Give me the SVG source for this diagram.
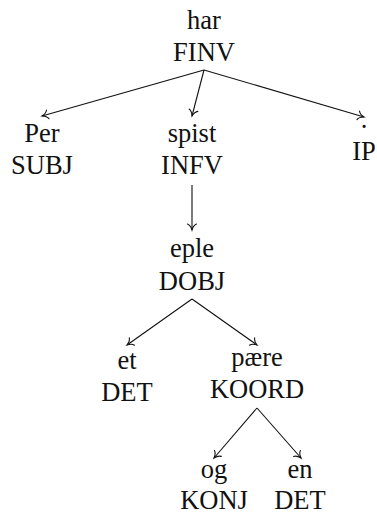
<svg xmlns="http://www.w3.org/2000/svg" width="377" height="515" viewBox="0 0 377 515">
  <style>
    .lbl { font-family: "Liberation Serif", "Times New Roman", serif; font-size: 26.5px; fill: #111; text-anchor: middle; }
    .edge { stroke: #111; stroke-width: 1.1; fill: none; marker-end: url(#to); }
  </style>
  <defs>
    <!-- open curved "to" style arrowhead -->
    <marker id="to" markerUnits="userSpaceOnUse" markerWidth="14" markerHeight="14" viewBox="-8 -7 10 14" refX="0" refY="0" orient="auto">
      <path d="M -6 -4.5 C -5 -2 -2 -0.6 0 0 C -2 0.6 -5 2 -6 4.5" fill="none" stroke="#111" stroke-width="1.1" stroke-linecap="round"/>
    </marker>
  </defs>

  <g id="connectors">
    <line class="edge" x1="204" y1="70" x2="42" y2="116"/>
    <line class="edge" x1="204" y1="70" x2="192" y2="116"/>
    <line class="edge" x1="204" y1="70" x2="364" y2="117"/>
    <line class="edge" x1="192" y1="185" x2="192" y2="230"/>
    <line class="edge" x1="192" y1="299" x2="127" y2="345"/>
    <line class="edge" x1="192" y1="299" x2="257" y2="345"/>
    <line class="edge" x1="257" y1="408" x2="214" y2="458"/>
    <line class="edge" x1="257" y1="408" x2="301" y2="458"/>
  </g>

  <g id="node-har">
    <text class="lbl" x="204" y="29">har</text>
    <text class="lbl" x="204" y="61">FINV</text>
  </g>
  <g id="node-per">
    <text class="lbl" x="42" y="142">Per</text>
    <text class="lbl" x="42" y="174">SUBJ</text>
  </g>
  <g id="node-spist">
    <text class="lbl" x="192" y="142">spist</text>
    <text class="lbl" x="192" y="174">INFV</text>
  </g>
  <g id="node-punct">
    <text class="lbl" x="364" y="128">.</text>
    <text class="lbl" x="364" y="160">IP</text>
  </g>
  <g id="node-eple">
    <text class="lbl" x="192" y="257">eple</text>
    <text class="lbl" x="192" y="290">DOBJ</text>
  </g>
  <g id="node-et">
    <text class="lbl" x="127" y="369">et</text>
    <text class="lbl" x="127" y="401">DET</text>
  </g>
  <g id="node-paere">
    <text class="lbl" x="257" y="366">pære</text>
    <text class="lbl" x="257" y="398">KOORD</text>
  </g>
  <g id="node-og">
    <text class="lbl" x="214" y="478">og</text>
    <text class="lbl" x="214" y="509">KONJ</text>
  </g>
  <g id="node-en">
    <text class="lbl" x="300" y="478">en</text>
    <text class="lbl" x="300" y="509">DET</text>
  </g>
</svg>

What is expected>
Copy the whole of the material above exactly, but not its images.

Complete output>
Give me the SVG source for this diagram.
<svg xmlns="http://www.w3.org/2000/svg" width="377" height="515" viewBox="0 0 377 515">
  <style>
    .lbl { font-family: "Liberation Serif", "Times New Roman", serif; font-size: 26.5px; fill: #111; text-anchor: middle; }
    .edge { stroke: #111; stroke-width: 1.1; fill: none; marker-end: url(#to); }
  </style>
  <defs>
    <!-- open curved "to" style arrowhead -->
    <marker id="to" markerUnits="userSpaceOnUse" markerWidth="14" markerHeight="14" viewBox="-8 -7 10 14" refX="0" refY="0" orient="auto">
      <path d="M -6 -4.5 C -5 -2 -2 -0.6 0 0 C -2 0.6 -5 2 -6 4.5" fill="none" stroke="#111" stroke-width="1.1" stroke-linecap="round"/>
    </marker>
  </defs>

  <g id="connectors">
    <line class="edge" x1="204" y1="70" x2="42" y2="116"/>
    <line class="edge" x1="204" y1="70" x2="192" y2="116"/>
    <line class="edge" x1="204" y1="70" x2="364" y2="117"/>
    <line class="edge" x1="192" y1="185" x2="192" y2="230"/>
    <line class="edge" x1="192" y1="299" x2="127" y2="345"/>
    <line class="edge" x1="192" y1="299" x2="257" y2="345"/>
    <line class="edge" x1="257" y1="408" x2="214" y2="458"/>
    <line class="edge" x1="257" y1="408" x2="301" y2="458"/>
  </g>

  <g id="node-har">
    <text class="lbl" x="204" y="29">har</text>
    <text class="lbl" x="204" y="61">FINV</text>
  </g>
  <g id="node-per">
    <text class="lbl" x="42" y="142">Per</text>
    <text class="lbl" x="42" y="174">SUBJ</text>
  </g>
  <g id="node-spist">
    <text class="lbl" x="192" y="142">spist</text>
    <text class="lbl" x="192" y="174">INFV</text>
  </g>
  <g id="node-punct">
    <text class="lbl" x="364" y="128">.</text>
    <text class="lbl" x="364" y="160">IP</text>
  </g>
  <g id="node-eple">
    <text class="lbl" x="192" y="257">eple</text>
    <text class="lbl" x="192" y="290">DOBJ</text>
  </g>
  <g id="node-et">
    <text class="lbl" x="127" y="369">et</text>
    <text class="lbl" x="127" y="401">DET</text>
  </g>
  <g id="node-paere">
    <text class="lbl" x="257" y="366">pære</text>
    <text class="lbl" x="257" y="398">KOORD</text>
  </g>
  <g id="node-og">
    <text class="lbl" x="214" y="478">og</text>
    <text class="lbl" x="214" y="509">KONJ</text>
  </g>
  <g id="node-en">
    <text class="lbl" x="300" y="478">en</text>
    <text class="lbl" x="300" y="509">DET</text>
  </g>
</svg>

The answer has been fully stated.